Der Neoliberalismus sei eine Pseudoreligion, in der wirtschaftliches Wachstum, freier Handel und Globalisierung die Rolle der Dreieinigkeit übernommen hätten. Die Weltbank und die Welthandelsorganisation wären in dieser Religion der Vatikan, der auf die Unfehlbarkeit bestehe. Der Neoliberalismus habe geschafft, was dem Christentum in 2000 Jahren nicht gelungen ist: Er habe die gesamte Welt erobert. Für den Ökonomen Neef braucht es aber eine Neuorientierung hin zu nachhaltigen Wegen des Wirtschaftens, die nicht auf Kosten einzelner Gruppen gehen. Dazu müsse eine neue Sprache entwickelt werden, die nicht von Macht und Dominanz ausgehe.
<>"Barfuß-Ökonomie"
Die von Neef vertretene "Barfuß-Ökonomie" geht davon aus, dass man Armen nicht helfen könne, sondern ihnen die Rahmenbedingungen geben müsse, damit sie selbst ihre Potenziale entwickeln. "Die Armen sind kreative Menschen, sonst würden sie nicht überleben", sagte Neef. Der Ansatz "Ich muss den Armen etwas geben" funktioniere nicht. Eine Veränderung könne nur von innen kommen. Weltbank und Währungsfonds hätten mit ihren Programmen für unterentwickelte Länder viel Kreativität und Vielfalt zerstört, weil sie davon ausgingen, dass "alle die selbe Krankheit haben und deshalb alle die selbe Medizin brauchen." Neef tritt für Selbsthilfe, Eigenorganisation und Kooperation ein und fördert Ansätze, die sich an den lokalen Grundbedürfnissen orientieren und eine kleinräumige nachhaltige Entwicklung ermöglichen.

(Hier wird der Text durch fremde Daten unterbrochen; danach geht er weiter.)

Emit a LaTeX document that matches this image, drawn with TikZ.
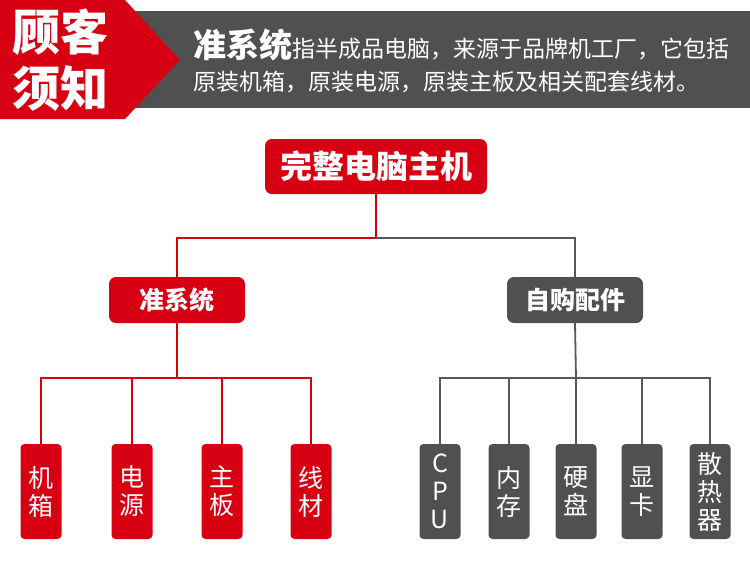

Besondere Rolle der Universitäten
Für Neef, der 1983 mit dem alternativen Nobelpreis ausgezeichnet wurde, kommt den Universitäten bei der Neuorientierung hin zu neuen Wegen des Wirtschaftens und des Lebens eine besondere Rolle zu. "Wenn Universitäten nach dem agieren, was der Markt sagt, sind sie keine Universitäten mehr, sondern können auch Wurstfabriken sein." Die Universitäten dürften nicht nach Effizienz und Konkurrenz beurteilt werden, sondern müssten den Menschen Orientierung in einer verwirrenden Welt geben. Sie hätten die Aufgabe, dazu beizutragen, dass die Menschen die Welt verstehen könnten. "Nur weil wir nicht verstehen, was passiert, ist ein so simpler Diskurs wie der Neoliberalismus universell geworden", meinte der Ökonom.